Candyland Keyboarding was my very first foray into serious game development.
I decided to alter the mechanics of the classic children's game Candyland.
Through my game alterations students could practice note identification on a piano's keyboard.
Teachers often have to re-purpose and adapt non-educational tools or materials to work in the classroom setting to fit within curriculum or budgetary requirements. This activity pushed me to work within the confines of an existing game system and creatively mold Candyland's game play to a serious and educational purpose.
I later expanded on my Candyland Keyboarding project and created a music theory card game which challenges players to spell chords and name intervals. I even created a video to pitch the game to a principal who may be wary of including games in the school curriculum. I am able to develop customized games to meet my student's learning goals and advocate for the non-traditional teaching tools which I know allow my students to flourish.
Administrators often need convincing when it comes to educational games in schools. I created this video to help sway the opinion of my building's principal to allow me to use the game I created for my classroom.
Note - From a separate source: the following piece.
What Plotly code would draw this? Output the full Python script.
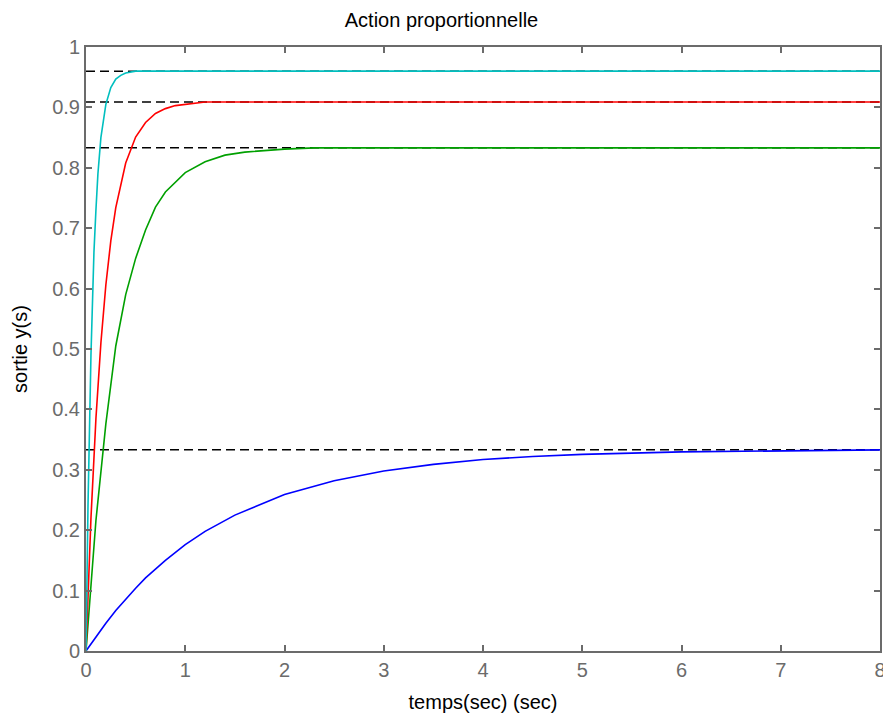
import plotly.graph_objects as go

# Step responses
t_cyan = [0, 0.02, 0.05, 0.08, 0.1, 0.12, 0.15, 0.2, 0.25, 0.3, 0.35, 0.4, 0.5, 8]
y_cyan = [0, 0.24, 0.49, 0.66, 0.73, 0.79, 0.85, 0.905, 0.933, 0.947, 0.953, 0.957, 0.96, 0.96]

t_red = [0, 0.05, 0.1, 0.15, 0.2, 0.25, 0.3, 0.4, 0.5, 0.6, 0.7, 0.8, 0.9, 1.0, 1.1, 1.2, 8]
y_red = [0, 0.22, 0.385, 0.51, 0.606, 0.679, 0.734, 0.808, 0.851, 0.875, 0.89, 0.898, 0.903, 0.905, 0.908, 0.909, 0.909]

t_green = [0, 0.1, 0.2, 0.3, 0.4, 0.5, 0.6, 0.7, 0.8, 1.0, 1.2, 1.4, 1.6, 1.8, 2.0, 2.3, 8]
y_green = [0, 0.216, 0.376, 0.505, 0.59, 0.65, 0.697, 0.735, 0.76, 0.792, 0.81, 0.821, 0.826, 0.829, 0.831, 0.833, 0.833]

t_blue = [0, 0.1, 0.2, 0.3, 0.4, 0.5, 0.6, 0.8, 1.0, 1.2, 1.5, 2.0, 2.5, 3.0, 3.5, 4.0, 4.5, 5, 6, 7, 8]
y_blue = [0, 0.024, 0.046, 0.067, 0.086, 0.104, 0.121, 0.15, 0.176, 0.198, 0.225, 0.259, 0.282, 0.298, 0.309, 0.317, 0.322, 0.3255, 0.3296, 0.3316, 0.333]

final_values = [0.96, 0.909, 0.833, 0.333]
x_ticks = [0, 1, 2, 3, 4, 5, 6, 7, 8]
y_ticks = [0, 0.1, 0.2, 0.3, 0.4, 0.5, 0.6, 0.7, 0.8, 0.9, 1]
y_tick_text = ["0", "0.1", "0.2", "0.3", "0.4", "0.5", "0.6", "0.7", "0.8", "0.9", "1"]

FONT = "Liberation Sans, Arial"

fig = go.Figure()
for v in final_values:
    fig.add_trace(go.Scatter(x=[0, 8], y=[v, v], mode="lines",
                             line=dict(color="black", width=1.5, dash="9px,5px"),
                             showlegend=False, hoverinfo="skip"))

for t, y, c in [(t_blue, y_blue, "#0000FF"), (t_green, y_green, "#00A000"),
                (t_red, y_red, "#FF0000"), (t_cyan, y_cyan, "#00BFBF")]:
    fig.add_trace(go.Scatter(x=t, y=y, mode="lines", line=dict(color=c, width=1.6),
                             showlegend=False))

axis_common = dict(showgrid=False, zeroline=False, showline=True, linecolor="#6b6b6b",
                   linewidth=2, mirror="ticks", ticks="inside", ticklen=6,
                   tickcolor="#6b6b6b", tickwidth=2, automargin=False,
                   ticklabeloverflow="allow",
                   tickfont=dict(family=FONT, size=20, color="#6b6b6b"))

fig.update_layout(
    width=883, height=713,
    margin=dict(l=86, r=3, t=47, b=62),
    paper_bgcolor="white", plot_bgcolor="white",
    title=dict(text="Action proportionnelle", x=0.5, xanchor="center",
               y=1 - 20 / 713, yref="container", yanchor="middle",
               font=dict(family=FONT, size=20, color="black")),
    xaxis=dict(range=[0, 8], tickvals=x_ticks,
               title=dict(text="temps(sec) (sec)", standoff=16,
                          font=dict(family=FONT, size=20, color="black")),
               **axis_common),
    yaxis=dict(range=[0, 1], tickvals=y_ticks, ticktext=y_tick_text,
               title=dict(text="sortie y(s)", standoff=19,
                          font=dict(family=FONT, size=20, color="black")),
               **axis_common),
)

fig.write_html("out.html", config={"displayModeBar": False},
               post_script="document.body.style.margin='0';")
People are often surprised by the amount of research and prior knowledge needed to create a serious game. While developing Spell I consolidated all of the research I did onto one Google Doc. While not epic in scope, research like this grounds my practice in theory and arms me with the data necessary for justifying the inclusion of serious gaming in my classroom.
A large part of serious game development involves researching and understanding the users of your product. Using theories of user interaction I began developing a restorative game to be played by students in detention. Below are artifacts of the user interaction process I followed to bring a serious game founded in the theories of restorative practices to life.
To initiate the design process I completed preliminary research and set design parameters such as audience and platform. Although the game mechanics altered through various iterations this design brief acted as a "light house" anchoring all design choices around established priorities.
The preliminary research turned up the 5 restorative questions above.
These question eventually became central tenets of gameplay.
To assist in the development of my restorative game
I conducted ethnographic user research to better understand how player's initial emotional states
effect their experience during and after game play.
I had never seen ethnographic research before working with user theory. In pedagogy courses we often look at massive well-funded research studies led by a team of professional scholars. User interaction departments rarely have the resources or manpower to execute research on this scale and instead rely on ethnographic research methods which can be completed by a single researcher for free; or the price of a night at the arcade for my research study. I've found that this form of research is perfect for teachers developing content for their own classroom.
By utilizing various user research methods I developed a user-centered game prototype and play tested it. Play testing data was collected and compiled into the presentation embedded above. Presentations like this are often used to report progress back to development teams or as milestone markers for investors. Education increasingly involves the reflection and reiteration of classroom projects to more closely mirror real-world business environments. I find it important to show my students that even their teacher's work is not perfect. There is always room for improvement. Elements of the Maker Movement can be found in this presentation as the act of communicating and sharing the results of this project were as equally important as gathering the data in the first place.